Larry C. Brawner, Brawner & Brawner, Oklahoma City, for Petitioner.
Fred L. Boettcher and Walt Brune, Boettcher Law Offices, Inc., Ponca City, for Respondent.

REIF, Judge

¶1 The issue presented for review by the City of Ponca City concerns the sufficiency of Claimant's evidence to support the hearing loss award as affirmed by the three-judge panel. City's primary complaint goes to the opinion of Claimant's medical expert. This doctor concluded that Claimant's hearing loss was due to exhaust fan noise in the kitchen of the Marland Mansion where Claimant had worked as a cook. City challenges this opinion on grounds that (1) it was based on an inaccurate history of Claimant's employment exposure which the doctor stated was five and one-half years, instead of three and one-half years, as Claimant testified; and (2) it was rendered without considering any noise tests to determine whether the exhaust fan noise was sufficient to cause hearing loss. City believes that the absence of such testing in Claimant's evidence, considered with its test evidence showing that the exhaust fan produced insufficient noise under OSHA standards to warrant hearing protection, renders Claimant's evidence insufficient as a matter of law. For the reasons that follow, we do not agree with City's propositions and sustain the award.

¶2 Insofar as the inaccurate history deficiency is concerned, we note that City did not specifically object to the report of Claimant's doctor on this ground when it was offered and admitted. Neither this deficiency, nor the lack of noise level tests, was mentioned as a basis of the probative value objection that was interposed by counsel for City. Additionally, the discrepancy between the period of exposure stated in the medical report and the period disclosed by. Claimant's testimony was not set out as one of the "grounds" City presented in its "Appeal to the Court en Banc." The discrepancy notwithstanding, we find Claimant's medical report to meet the test of Meadow Gold Dairies v. Oliver, 535 P.2d 290, 291, 294 (Okla. 1975) (citation omitted), in that the "basis for expert opinion testimony, which fixed the causal connection between . . . employment and [injury], substantially incorporated and was entirely consistent with the facts which claimant's proof fairly tended to establish."

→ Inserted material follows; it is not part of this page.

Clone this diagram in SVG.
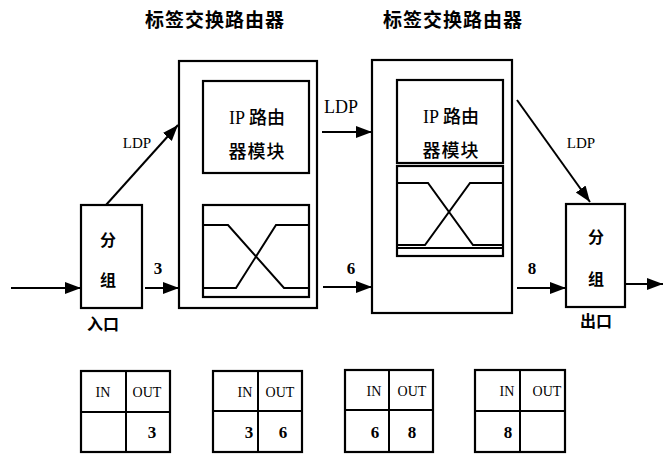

¶3 We also find no merit to City's contention that the award cannot be sustained in the face of City's unrebutted evidence that the exhaust fan did not produce sufficient noise under OSHA standards to warrant hearing protection measures. The issue is not the effect of the exhaust fan noise on the average person, but the effect of the fan noise on Claimant. "It is a general rule in Workers' Compensation Law that an employer takes an employee as he finds him." Stiles v. Oklahoma Tax Comm'n, 752 P.2d 800 , 803 (Okla. 1987) (footnote omitted). The Stiles opinion further states: "[I]f an employee has a predisposition to be sensitive to stressful situations, the employer cannot avoid liability when the stresses imposed by the employment situation result in disability on the part of the employee." Id. The same is true concerning a predisposition to be sensitive to other physically debilitating forces and trauma in the workplace. In the instant case, it appears that Claimant had a predisposition to be sensitive to the noise of the exhaust fan. The fact that such noise may not have injured most people exposed to it does not outweigh the medical determination that it did, in fact, cause Claimant's hearing loss.

¶4 In cases "where the disability alleged to exist is of such character as to require skilled and professional men to determine the cause and extent thereof, the question is one of science and must be proved by the testimony of expert persons," and the finding of the workers' compensation court will not be disturbed if competent medical evidence supports it. See Louis v. Alton Metal Products Co., 409 P.2d 353, 354 (Okla. 1965). The opinion of Claimant's medical expert was both competent and sufficient to support the finding of the trial court, as affirmed by the three-judge panel, that the noise from the exhaust fan was the job-related cause of Claimant's hearing loss.

¶5 Accordingly, the award as affirmed is SUSTAINED.

¶6 TAYLOR, P.J., and RAPP, C.J., concur.